Forse è tempo di pensare in grande: periodi sabbatici per un aggiornamento vero e intensivo, stage all’estero, tutoraggio in itinere, ricerca didattica sulle metodologie, certificazione chiara dei progressi negli apprendimenti. Forse in questo modo anche le consistenti riduzioni di risorse preannunciate per la scuola elementare potrebbero essere viste da un’altra angolatura: utilizzare l’esubero che si crea con la riduzione delle compresenze e dei tempi scolastici (ma su questo i genitori si sono espressi in termini contrari) per riorganizzare la didattica e riqualificare il personale docente (che resta): per formarlo più a fondo, pagarlo meglio, riconoscere meriti e impegni.
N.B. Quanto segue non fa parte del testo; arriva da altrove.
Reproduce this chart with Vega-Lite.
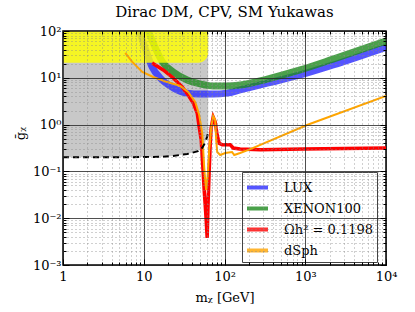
{
  "$schema": "https://vega.github.io/schema/vega-lite/v6.json",
  "width": 323,
  "height": 234,
  "autosize": {"type": "none"},
  "padding": {"left": 63, "top": 31, "right": 29, "bottom": 47},
  "title": {"text": "Dirac DM, CPV, SM Yukawas", "font": "DejaVu Serif", "fontSize": 15, "fontWeight": "normal", "color": "#000", "offset": 5},
  "config": {
    "view": {"stroke": "#000", "strokeWidth": 1.5},
    "axis": {"labelFont": "DejaVu Serif", "labelFontSize": 13, "labelColor": "#000", "titleFont": "DejaVu Serif", "titleFontSize": 13, "titleFontWeight": "normal", "titleColor": "#000", "labelOverlap": false, "labelFlush": false, "labelBound": false, "domain": false, "tickColor": "#000"}
  },
  "datasets": {
    "lux": [
      {"series": "LUX", "x": 8.8, "y": 100}, {"series": "LUX", "x": 10.4, "y": 43}, {"series": "LUX", "x": 12.7, "y": 17}, {"series": "LUX", "x": 16, "y": 9.9}, {"series": "LUX", "x": 23.2, "y": 6.1}, {"series": "LUX", "x": 34.5, "y": 4.7}, {"series": "LUX", "x": 50, "y": 4.5}, {"series": "LUX", "x": 72, "y": 4.5}, {"series": "LUX", "x": 108, "y": 4.7}, {"series": "LUX", "x": 156, "y": 5.5}, {"series": "LUX", "x": 338, "y": 7.7}, {"series": "LUX", "x": 865, "y": 11.5}, {"series": "LUX", "x": 2213, "y": 18.8}, {"series": "LUX", "x": 10000, "y": 45}
    ],
    "xenon": [
      {"series": "XENON100", "x": 11.4, "y": 100}, {"series": "XENON100", "x": 17.4, "y": 20.7}, {"series": "XENON100", "x": 23.2, "y": 13.3}, {"series": "XENON100", "x": 34.5, "y": 9.0}, {"series": "XENON100", "x": 50, "y": 7.4}, {"series": "XENON100", "x": 72, "y": 6.7}, {"series": "XENON100", "x": 108, "y": 6.7}, {"series": "XENON100", "x": 156, "y": 7.0}, {"series": "XENON100", "x": 338, "y": 9.4}, {"series": "XENON100", "x": 865, "y": 14.7}, {"series": "XENON100", "x": 2213, "y": 25}, {"series": "XENON100", "x": 10000, "y": 61}
    ],
    "relic": [
      {"series": "Ωh² = 0.1198", "x": 12.7, "y": 20.7}, {"series": "Ωh² = 0.1198", "x": 17.4, "y": 14.7}, {"series": "Ωh² = 0.1198", "x": 23.2, "y": 9.9}, {"series": "Ωh² = 0.1198", "x": 29.9, "y": 6.4}, {"series": "Ωh² = 0.1198", "x": 35.5, "y": 4.3}, {"series": "Ωh² = 0.1198", "x": 41, "y": 2.9}, {"series": "Ωh² = 0.1198", "x": 45.9, "y": 1.77}, {"series": "Ωh² = 0.1198", "x": 48.6, "y": 0.89}, {"series": "Ωh² = 0.1198", "x": 51.5, "y": 0.47}, {"series": "Ωh² = 0.1198", "x": 53, "y": 0.2}, {"series": "Ωh² = 0.1198", "x": 54.5, "y": 0.092}, {"series": "Ωh² = 0.1198", "x": 56, "y": 0.04}, {"series": "Ωh² = 0.1198", "x": 57.7, "y": 0.019}, {"series": "Ωh² = 0.1198", "x": 59.3, "y": 0.0092}, {"series": "Ωh² = 0.1198", "x": 61, "y": 0.0038}, {"series": "Ωh² = 0.1198", "x": 62.8, "y": 0.0245}, {"series": "Ωh² = 0.1198", "x": 64.7, "y": 0.107}, {"series": "Ωh² = 0.1198", "x": 66.5, "y": 0.37}, {"series": "Ωh² = 0.1198", "x": 68.4, "y": 0.85}, {"series": "Ωh² = 0.1198", "x": 72.4, "y": 1.45}, {"series": "Ωh² = 0.1198", "x": 76.7, "y": 1.14}, {"series": "Ωh² = 0.1198", "x": 81, "y": 0.6}, {"series": "Ωh² = 0.1198", "x": 86, "y": 0.4}, {"series": "Ωh² = 0.1198", "x": 93.6, "y": 0.37}, {"series": "Ωh² = 0.1198", "x": 118, "y": 0.37}, {"series": "Ωh² = 0.1198", "x": 128, "y": 0.316}, {"series": "Ωh² = 0.1198", "x": 156, "y": 0.3}, {"series": "Ωh² = 0.1198", "x": 277, "y": 0.29}, {"series": "Ωh² = 0.1198", "x": 942, "y": 0.3}, {"series": "Ωh² = 0.1198", "x": 10000, "y": 0.316}
    ],
    "dsph": [
      {"series": "dSph", "x": 5.9, "y": 33.9}, {"series": "dSph", "x": 7.2, "y": 21.8}, {"series": "dSph", "x": 9.6, "y": 13.3}, {"series": "dSph", "x": 13.1, "y": 10.4}, {"series": "dSph", "x": 19.5, "y": 8.1}, {"series": "dSph", "x": 28.3, "y": 6.7}, {"series": "dSph", "x": 35.5, "y": 5.0}, {"series": "dSph", "x": 43.5, "y": 3.0}, {"series": "dSph", "x": 48.6, "y": 1.6}, {"series": "dSph", "x": 53, "y": 0.66}, {"series": "dSph", "x": 54.5, "y": 0.29}, {"series": "dSph", "x": 56, "y": 0.124}, {"series": "dSph", "x": 57.7, "y": 0.065}, {"series": "dSph", "x": 59.3, "y": 0.04}, {"series": "dSph", "x": 62, "y": 0.084}, {"series": "dSph", "x": 64.7, "y": 0.29}, {"series": "dSph", "x": 68.4, "y": 0.85}, {"series": "dSph", "x": 72.4, "y": 1.53}, {"series": "dSph", "x": 76.7, "y": 1.25}, {"series": "dSph", "x": 78.9, "y": 0.47}, {"series": "dSph", "x": 81.2, "y": 0.26}, {"series": "dSph", "x": 88.5, "y": 0.224}, {"series": "dSph", "x": 102, "y": 0.247}, {"series": "dSph", "x": 124, "y": 0.26}, {"series": "dSph", "x": 132, "y": 0.224}, {"series": "dSph", "x": 156, "y": 0.247}, {"series": "dSph", "x": 209, "y": 0.3}, {"series": "dSph", "x": 1050, "y": 0.98}, {"series": "dSph", "x": 10000, "y": 4.1}
    ],
    "bound": [
      {"x": 1, "y": 0.2}, {"x": 5, "y": 0.2}, {"x": 16, "y": 0.205}, {"x": 21, "y": 0.21}, {"x": 34.5, "y": 0.235}, {"x": 47, "y": 0.27}, {"x": 53, "y": 0.32}, {"x": 57, "y": 0.4}, {"x": 61, "y": 0.55}, {"x": 62, "y": 0.62}
    ],
    "grayregion": [
      {"x": 1, "y": 0.2}, {"x": 5, "y": 0.2}, {"x": 16, "y": 0.205}, {"x": 21, "y": 0.21}, {"x": 34.5, "y": 0.235}, {"x": 47, "y": 0.27}, {"x": 53, "y": 0.32}, {"x": 57, "y": 0.4}, {"x": 61, "y": 0.55}, {"x": 62.8, "y": 0.62}
    ],
    "yellowregion": [
      {"x": 1, "x2": 62.8, "y": 21, "y2": 100}
    ]
  },
  "layer": [
    {
      "data": {"name": "grayregion"},
      "mark": {"type": "area", "color": "#c8c8c8", "clip": true},
      "encoding": {
        "x": {"field": "x", "type": "quantitative", "scale": {"type": "log", "domain": [1, 10000]},
          "axis": {"orient": "bottom", "title": "mᵪ [GeV]", "zindex": 1,
            "values": [1,2,3,4,5,6,7,8,9,10,20,30,40,50,60,70,80,90,100,200,300,400,500,600,700,800,900,1000,2000,3000,4000,5000,6000,7000,8000,9000,10000],
            "labelExpr": "datum.value==1?'1':datum.value==10?'10':datum.value==100?'10²':datum.value==1000?'10³':datum.value==10000?'10⁴':''",
            "grid": true,
            "gridColor": {"condition": {"test": "abs(log(datum.value)/LN10-round(log(datum.value)/LN10))<0.001", "value": "#222"}, "value": "#888"},
            "gridDash": {"condition": {"test": "abs(log(datum.value)/LN10-round(log(datum.value)/LN10))<0.001", "value": []}, "value": [1, 3]},
            "gridWidth": 0.8,
            "tickSize": {"condition": {"test": "abs(log(datum.value)/LN10-round(log(datum.value)/LN10))<0.001", "value": -6}, "value": -3},
            "labelPadding": 11, "titlePadding": 5}},
        "y": {"field": "y", "type": "quantitative", "scale": {"type": "log", "domain": [0.001, 100]},
          "axis": {"orient": "left", "title": "ḡᵪ", "zindex": 1, "titleX": -43, "titleY": 102, "titleAngle": -90, "titleBaseline": "middle", "titleAlign": "center",
            "values": [0.001,0.002,0.003,0.004,0.005,0.006,0.007,0.008,0.009,0.01,0.02,0.03,0.04,0.05,0.06,0.07,0.08,0.09,0.1,0.2,0.3,0.4,0.5,0.6,0.7,0.8,0.9,1,2,3,4,5,6,7,8,9,10,20,30,40,50,60,70,80,90,100],
            "labelExpr": "abs(log(datum.value)/LN10-round(log(datum.value)/LN10))>0.001 ? '' : ['10⁻³','10⁻²','10⁻¹','10⁰','10¹','10²'][round(log(datum.value)/LN10)+3]",
            "grid": true,
            "gridColor": {"condition": {"test": "abs(log(datum.value)/LN10-round(log(datum.value)/LN10))<0.001", "value": "#222"}, "value": "#888"},
            "gridDash": {"condition": {"test": "abs(log(datum.value)/LN10-round(log(datum.value)/LN10))<0.001", "value": []}, "value": [1, 3]},
            "gridWidth": 0.8,
            "tickSize": {"condition": {"test": "abs(log(datum.value)/LN10-round(log(datum.value)/LN10))<0.001", "value": -6}, "value": -3},
            "labelPadding": 8}},
        "y2": {"datum": 100}
      }
    },
    {
      "data": {"name": "lux"},
      "mark": {"type": "line", "strokeWidth": 7, "opacity": 0.8, "interpolate": "monotone", "clip": true},
      "encoding": {
        "x": {"field": "x", "type": "quantitative", "scale": {"type": "log", "domain": [1, 10000]}, "axis": null},
        "y": {"field": "y", "type": "quantitative", "scale": {"type": "log", "domain": [0.001, 100]}, "axis": null},
        "color": {"field": "series", "type": "nominal",
          "scale": {"domain": ["LUX", "XENON100", "Ωh² = 0.1198", "dSph"], "range": ["#2b2bff", "#1e8a1e", "#ff0000", "#ffa500"]},
          "legend": {"title": null, "orient": "none", "legendX": 179, "legendY": 141, "symbolType": "stroke", "symbolStrokeWidth": 4, "symbolSize": 440, "symbolOpacity": 0.8,
            "labelFont": "DejaVu Serif", "labelFontSize": 13, "labelColor": "#000", "labelOffset": 14,
            "padding": 3, "rowPadding": -5, "strokeColor": "#444", "fillColor": "rgba(255,255,255,0.85)", "labelLimit": 200}}
      }
    },
    {
      "data": {"name": "xenon"},
      "mark": {"type": "line", "strokeWidth": 7, "opacity": 0.8, "interpolate": "monotone", "clip": true},
      "encoding": {
        "x": {"field": "x", "type": "quantitative", "scale": {"type": "log", "domain": [1, 10000]}, "axis": null},
        "y": {"field": "y", "type": "quantitative", "scale": {"type": "log", "domain": [0.001, 100]}, "axis": null},
        "color": {"field": "series", "type": "nominal", "scale": {"domain": ["LUX", "XENON100", "Ωh² = 0.1198", "dSph"], "range": ["#2b2bff", "#1e8a1e", "#ff0000", "#ffa500"]}}
      }
    },
    {
      "data": {"name": "yellowregion"},
      "mark": {"type": "rect", "color": "#ffff00", "opacity": 0.82, "cornerRadiusBottomRight": 10, "clip": true},
      "encoding": {
        "x": {"field": "x", "type": "quantitative", "scale": {"type": "log", "domain": [1, 10000]}, "axis": null},
        "x2": {"field": "x2"},
        "y": {"field": "y", "type": "quantitative", "scale": {"type": "log", "domain": [0.001, 100]}, "axis": null},
        "y2": {"field": "y2"}
      }
    },
    {
      "data": {"name": "relic"},
      "mark": {"type": "line", "strokeWidth": 3.5, "clip": true},
      "encoding": {
        "x": {"field": "x", "type": "quantitative", "scale": {"type": "log", "domain": [1, 10000]}, "axis": null},
        "y": {"field": "y", "type": "quantitative", "scale": {"type": "log", "domain": [0.001, 100]}, "axis": null},
        "color": {"field": "series", "type": "nominal", "scale": {"domain": ["LUX", "XENON100", "Ωh² = 0.1198", "dSph"], "range": ["#2b2bff", "#1e8a1e", "#ff0000", "#ffa500"]}}
      }
    },
    {
      "data": {"name": "dsph"},
      "mark": {"type": "line", "strokeWidth": 2, "clip": true},
      "encoding": {
        "x": {"field": "x", "type": "quantitative", "scale": {"type": "log", "domain": [1, 10000]}, "axis": null},
        "y": {"field": "y", "type": "quantitative", "scale": {"type": "log", "domain": [0.001, 100]}, "axis": null},
        "color": {"field": "series", "type": "nominal", "scale": {"domain": ["LUX", "XENON100", "Ωh² = 0.1198", "dSph"], "range": ["#2b2bff", "#1e8a1e", "#ff0000", "#ffa500"]}}
      }
    },
    {
      "data": {"name": "bound"},
      "mark": {"type": "line", "strokeWidth": 2, "color": "#000", "strokeDash": [6, 4], "clip": true},
      "encoding": {
        "x": {"field": "x", "type": "quantitative", "scale": {"type": "log", "domain": [1, 10000]},
          "axis": {"orient": "top", "title": null, "labels": false, "grid": false, "zindex": 1,
            "values": [1,2,3,4,5,6,7,8,9,10,20,30,40,50,60,70,80,90,100,200,300,400,500,600,700,800,900,1000,2000,3000,4000,5000,6000,7000,8000,9000,10000],
            "tickSize": {"condition": {"test": "abs(log(datum.value)/LN10-round(log(datum.value)/LN10))<0.001", "value": -6}, "value": -3}}},
        "y": {"field": "y", "type": "quantitative", "scale": {"type": "log", "domain": [0.001, 100]},
          "axis": {"orient": "right", "title": null, "labels": false, "grid": false, "zindex": 1,
            "values": [0.001,0.002,0.003,0.004,0.005,0.006,0.007,0.008,0.009,0.01,0.02,0.03,0.04,0.05,0.06,0.07,0.08,0.09,0.1,0.2,0.3,0.4,0.5,0.6,0.7,0.8,0.9,1,2,3,4,5,6,7,8,9,10,20,30,40,50,60,70,80,90,100],
            "tickSize": {"condition": {"test": "abs(log(datum.value)/LN10-round(log(datum.value)/LN10))<0.001", "value": -6}, "value": -3}}}
      }
    }
  ],
  "resolve": {"axis": {"x": "independent", "y": "independent"}}
}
Per ridare dignità e autorevolezza a una figura – la maestra elementare – che in questi mesi è stata sottoposta a una indebita pressione politica e mediatica.
* Sulla base del Piano di formazione sulla lingua inglese per insegnanti elementari (Nota 1445 del luglio 2005) si era quantificata una scaletta in progressione per raggiungere gradualmente il livello B1, simulando il tempo di formazione necessario:
• da principiante a livello A1: 100 ore di formazione
• da livello A1 a livello A2: 100 ore di formazione
• da livello A2 a livello A2 plus: 100 ore di formazione
• da livello A2 plus a livello B1: 80 ore di formazione (di cui 40 di metodologia e didattica).
La simulazione (non ufficiale) è tratta da: G. Cerini, L. Gianferrari (a cura di), Do you speak English? La formazione degli insegnanti elementari nella lingua inglese, in “Notizie della scuola”, n. 4, 16-31 ottobre 2005, Tecnodid, Napoli.